I will give the example of the recent derailment of the VIA Rail train in Burlington. Had there been a positive train control system on that train, that accident would not have happened because the train would have been slowed automatically if the driver or the driver's assistant had not paid attention to the signals. That system is in full use in Europe now and is how all trains are managed there.
It is being implemented in the United States starting in 2015, but the operators have been given notice since 2009 that this is coming. As of 2015 all rail systems, particular passenger rail systems that share space with freight, must have positive train control.
CP and CN travel into the U.S., as does VIA Rail. Are they going to have to retrofit their vehicles to be capable of positive train control because they are operating in the U.S.? Therefore, why are we not doing it here in Canada? It makes no sense. That is available through regulation; the government could in fact pass that regulation.
I will cite the bill. The Governor in Council may make regulations respecting “the implementation, as a result of a risk management analysis, of the remedial action required to maintain the highest level of safety”.
Well, the highest level of safety is positive train control. The highest level of safety is what we should be striving for. We should not be striving for something below the highest level of safety. Worldwide, that level of safety is what has become standard. We are the outlier; we are not at the highest level of safety. As was proven unfortunately by the deaths of three VIA Rail employees two weeks ago, that highest level of safety does not apply to Canada. The consequences were tragic.
The parliamentary secretary commented on the fact that rail companies have to get a certificate before they can actually operate. I am aware of at least one rail company starting up in Canada that was given an exemption by the Canadian transportation authority and will not require a certificate and not therefore be bound by this legislation. That is the air-rail link being built from Pearson Airport to Union Station. Why it was given an exemption from having to have a certificate, I really cannot answer, because the Canadian Transportation Agency sometimes acts in mysterious ways. It is a private company. Again, the parliamentary suggested that private companies should be free to run their businesses. However, as a public duty, we have to make sure that we implement safety regulations that protect the public. One cannot do that if one gives them exemptions. If one exempts them from being a railroad under the Canadian Transportation Agency, who then provides the safety? How does that happen?

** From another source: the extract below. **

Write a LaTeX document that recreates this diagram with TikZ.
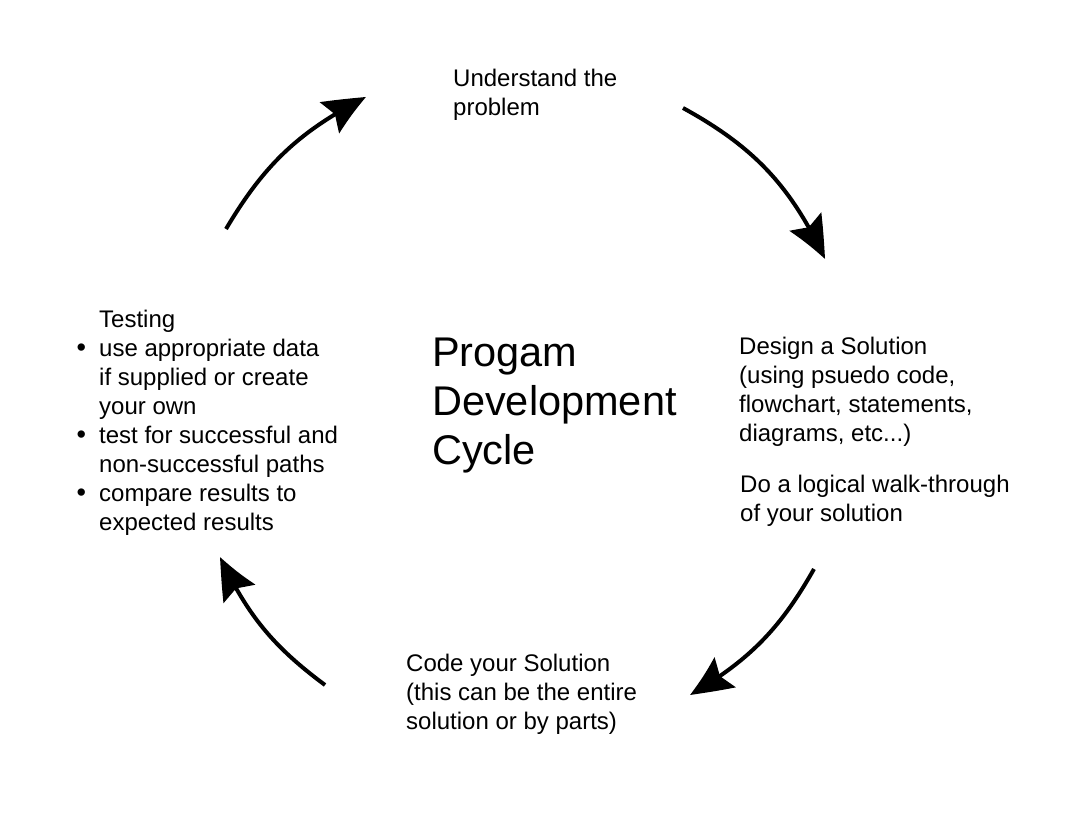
\documentclass[tikz,border=0pt]{standalone}
\usepackage{fontspec}
\setmainfont{Liberation Sans}
\usetikzlibrary{arrows.meta,bending}
\tikzset{
  txt/.style={anchor=base west, inner sep=0pt, align=left, font=\fontsize{24}{29}\selectfont},
  ttl/.style={anchor=base west, inner sep=0pt, align=left, font=\fontsize{41.5}{49}\selectfont},
  cyc/.style={line width=4pt, -{Stealth[length=44pt, width=36pt, inset=7pt, bend]}},
}
\newcommand{\bul}{\llap{{\fontsize{27}{27}\selectfont\textbullet}\hspace{13pt}}}
\begin{document}
\begin{tikzpicture}[x=1pt,y=1pt]
\useasboundingbox (0,0) rectangle (1070,813);
\fill[white] (0,0) rectangle (1070,813);

\node[txt] (und) at (453,697) {Understand the\\problem};
\node[txt] (des) at (739,371) {Design a Solution\\(using psuedo code,\\flowchart, statements,\\diagrams, etc...)};
\node[txt] (walk) at (740,291) {Do a logical walk-through\\of your solution};
\node[txt] (code) at (406,83) {Code your Solution\\(this can be the entire\\solution or by parts)};
\node[txt] (test) at (99,282) {Testing\\\bul use appropriate data\\if supplied or create\\your own\\\bul test for successful and\\non-successful paths\\\bul compare results to\\expected results};
\node[ttl] (title) at (432,348) {Progam\\Development\\Cycle};

\coordinate (a1s) at (226,584); \coordinate (a1e) at (366,716);
\coordinate (a2s) at (683,705); \coordinate (a2e) at (825,554);
\coordinate (a3s) at (814,244); \coordinate (a3e) at (690,118);
\coordinate (a4s) at (325,128); \coordinate (a4e) at (220,256);

\draw[cyc] (a1s) to[bend left=16] (a1e);
\draw[cyc] (a2s) to[bend left=18] (a2e);
\draw[cyc] (a3s) to[bend left=15] (a3e);
\draw[cyc] (a4s) to[bend left=14] (a4e);
\end{tikzpicture}
\end{document}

The other piece of the puzzle, of course, is voice recorders in train cabs. They are not a piece of safety equipment per se but are an effective way of determining exactly what happened so that we can make the system safer later.
The train cabs currently have speed control recorders. In the conversations I have had with drivers they all know that those recorders are there and that drivers can be fired for violating the effective speed control on the pieces of track they are on. It is clear that their bosses can figure out exactly how fast they were going at any given time, so they pay close attention to what their speed should be as a result of there being a speed recorder.
The same would be true of a voice recorder. They would pay much closer attention to what is said and done in the cab and focus on their job more.